Adalah waktu dan orang-orang terdekat yang mengobati luka saya.



Jika saja Tuhan tidak mengirim orang-orang yang selalu ada di samping saya, memperhatikan saya ketika mulai kembali down, mengajak saya untuk tegar dan mengingatkan bahwa hidup tidak berhenti saat putus cinta, saya mungkin sudah gila saat ini. Tapi tidak, Tuhan dengan sabar menunggu saya menyadari bahwa ini hanyalah bagian hidup yang harus dijalani, dan hidup saya tidak berakhir saat harus menyaksikan wanita yang saya curigai dulu kini menjadi kekasih mantan saya.

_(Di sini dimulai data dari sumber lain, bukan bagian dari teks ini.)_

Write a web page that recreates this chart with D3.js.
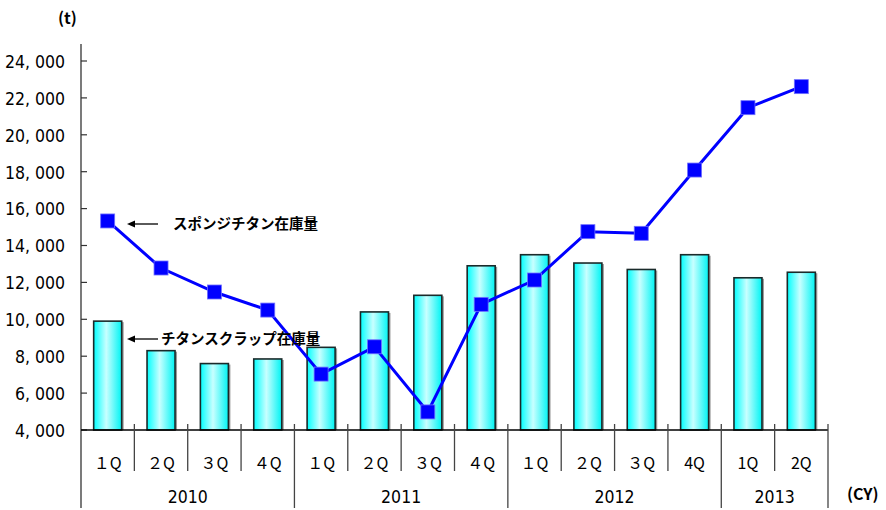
<!DOCTYPE html>
<html>
<head>
<meta charset="utf-8">
<script src="https://cdn.jsdelivr.net/npm/d3@7"></script>
<style>
  html, body { margin: 0; padding: 0; background: #fff; }
  svg { display: block; }
  text { fill: #000; }
</style>
</head>
<body>
<svg id="chart" width="886" height="510"></svg>
<script>
// Quarterly titanium inventory (t)
const quarters = ["１Q","２Q","３Q","４Q","１Q","２Q","３Q","４Q","１Q","２Q","３Q","4Q","1Q","2Q"];
const years = [
  { label: "2010", start: 0, end: 4 },
  { label: "2011", start: 4, end: 8 },
  { label: "2012", start: 8, end: 12 },
  { label: "2013", start: 12, end: 14 }
];
const scrapStock = [9900, 8300, 7600, 7850, 8480, 10400, 11300, 12900, 13500, 13050, 12700, 13500, 12250, 12550];
const spongeStock = [15330, 12780, 11480, 10500, 7030, 8510, 4980, 10810, 12130, 14750, 14660, 18090, 21470, 22610];
const yTicks = [4000, 6000, 8000, 10000, 12000, 14000, 16000, 18000, 20000, 22000, 24000];
const spongeLabel = "スポンジチタン在庫量";
const scrapLabel = "チタンスクラップ在庫量";

const svg = d3.select("#chart");
const plotL = 81, plotR = 828, plotT = 61, plotB = 430;
const narrow = "'Liberation Sans Narrow', 'DejaVu Sans Condensed', 'Noto Sans', sans-serif";
const jp = "'Noto Sans CJK JP', sans-serif";

const x = d3.scaleBand().domain(d3.range(quarters.length)).range([plotL, plotR]).paddingInner(0).paddingOuter(0);
const y = d3.scaleLinear().domain([4000, 24000]).range([plotB, plotT]);

const numFmt = v => d3.format(",")(v).replace(",", ", ");

// gradient for bars
const defs = svg.append("defs");
const grad = defs.append("linearGradient").attr("id", "barGrad").attr("x1", "0").attr("x2", "1").attr("y1", "0").attr("y2", "0");
grad.append("stop").attr("offset", "0%").attr("stop-color", "#00ffff");
grad.append("stop").attr("offset", "45%").attr("stop-color", "#c8ffff");
grad.append("stop").attr("offset", "100%").attr("stop-color", "#00f4f4");

// y axis
const yAxis = d3.axisLeft(y).tickValues(yTicks).tickSize(0).tickPadding(16).tickFormat(numFmt);
const gy = svg.append("g").attr("transform", `translate(${plotL},0)`).call(yAxis);
gy.select(".domain").remove();
gy.selectAll("text").attr("font-family", narrow).attr("font-size", 17.5).attr("fill", "#000").attr("dy", "0.36em");
svg.append("line").attr("x1", plotL).attr("x2", plotL).attr("y1", 44).attr("y2", 508).attr("stroke", "#333").attr("stroke-width", 1.3);
svg.selectAll(".ytick").data(yTicks).join("line")
  .attr("x1", plotL).attr("x2", plotL + 6)
  .attr("y1", d => y(d)).attr("y2", d => y(d))
  .attr("stroke", "#333").attr("stroke-width", 1.2);

// bars
const bw = 28;
const bars = svg.append("g");
bars.selectAll(".shadow").data(scrapStock).join("rect")
  .attr("x", (d, i) => x(i) + x.bandwidth() / 2 - bw / 2 + 2)
  .attr("y", d => y(d) + 1)
  .attr("width", bw).attr("height", d => plotB - y(d) - 1)
  .attr("fill", "#9a9a9a");
bars.selectAll(".bar").data(scrapStock).join("rect")
  .attr("x", (d, i) => x(i) + x.bandwidth() / 2 - bw / 2)
  .attr("y", d => y(d))
  .attr("width", bw).attr("height", d => plotB - y(d))
  .attr("fill", "url(#barGrad)")
  .attr("stroke", "#1a2a2a").attr("stroke-width", 1.6);

// x axis line
svg.append("line").attr("x1", plotL).attr("x2", plotR).attr("y1", plotB).attr("y2", plotB).attr("stroke", "#000").attr("stroke-width", 1.3);

// category separators
const boundaries = d3.range(1, quarters.length + 1);
const yearBounds = new Set(years.map(d => d.end));
svg.selectAll(".sep").data(boundaries).join("line")
  .attr("x1", i => i === quarters.length ? plotR : x(i))
  .attr("x2", i => i === quarters.length ? plotR : x(i))
  .attr("y1", 424)
  .attr("y2", i => yearBounds.has(i) ? 508 : 471)
  .attr("stroke", "#444").attr("stroke-width", 1.3);

// quarter labels
svg.selectAll(".q").data(quarters).join("text")
  .attr("x", (d, i) => x(i) + x.bandwidth() / 2)
  .attr("y", 469)
  .attr("text-anchor", "middle")
  .attr("font-family", jp)
  .attr("font-size", 16)
  .text(d => d);

// year labels
svg.selectAll(".yr").data(years).join("text")
  .attr("x", d => (x(d.start) + (d.end === quarters.length ? plotR : x(d.end))) / 2)
  .attr("y", 503)
  .attr("text-anchor", "middle")
  .attr("font-family", narrow)
  .attr("font-size", 17.5)
  .text(d => d.label);

// sponge line
const line = d3.line().x((d, i) => x(i) + x.bandwidth() / 2).y(d => y(d));
svg.append("path").datum(spongeStock).attr("d", line)
  .attr("fill", "none").attr("stroke", "#0000ff").attr("stroke-width", 3);
const ms = 14;
svg.selectAll(".mk").data(spongeStock).join("rect")
  .attr("x", (d, i) => x(i) + x.bandwidth() / 2 - ms / 2)
  .attr("y", d => y(d) - ms / 2)
  .attr("width", ms).attr("height", ms)
  .attr("fill", "#0000ff").attr("stroke", "#6f6fff").attr("stroke-width", 0.8);

// annotations: leftward arrow + label
function note(text, yPos, tx) {
  svg.append("line").attr("x1", 133).attr("x2", 158).attr("y1", yPos).attr("y2", yPos)
    .attr("stroke", "#000").attr("stroke-width", 1.3);
  svg.append("path").attr("d", `M127,${yPos} L135,${yPos - 3.5} L135,${yPos + 3.5} Z`).attr("fill", "#000");
  svg.append("text").attr("x", tx).attr("y", yPos + 5)
    .attr("font-family", jp).attr("font-weight", "bold")
    .attr("font-size", 14.5).text(text);
}
note(spongeLabel, 224, 173);
note(scrapLabel, 339, 161);

// unit labels
svg.append("text").attr("x", 58).attr("y", 24).attr("font-family", jp)
  .attr("font-weight", "bold").attr("font-size", 16).text("(t)");
svg.append("text").attr("x", 847).attr("y", 500).attr("font-family", jp)
  .attr("font-weight", "bold").attr("font-size", 16).text("(CY)");
</script>
</body>
</html>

Kuncinya saya rasa satu: mengikhlaskan.
Dan itu butuh waktu. Berbeda-beda tiap orang. Buat saya, sampai sekarang, setengah tahun setelah putus, saya pun masih berusaha mencoba ikhlas.

Mungkin memang saya bukan jodohnya. Mungkin memang dia akan lebih baik bersama wanita itu. Mungkin jodoh saya akan lebih baik. Entahlah, rencana Tuhan memang selalu misterius, tapi itu pasti yang terbaik.

Membenci wanita ini hanya akan membuat saya terus merasa sakit, semakin depresi, dan semakin sedih. Saya akhirnya memutuskan untuk berhenti stalking media sosial mereka berdua. Saya menampar diri untuk terus fokus pada hidup saya, fokus pada pengembangan diri saya. Saya ingatkan diri saya, membenci tidak akan menuntaskan masalah. Saya sudah lelah membenci dan ingin mengikhlaskan saja.

Ramadan kali ini saya sendiri. Saya juga masih bingung bagaimana menjawab pertanyaan kerabat nanti saat bertanya tentang pacar saya yang dahulu. Namun satu yang pasti, saya masih terus berusaha lagi dan lagi, berusaha mengikhlaskan.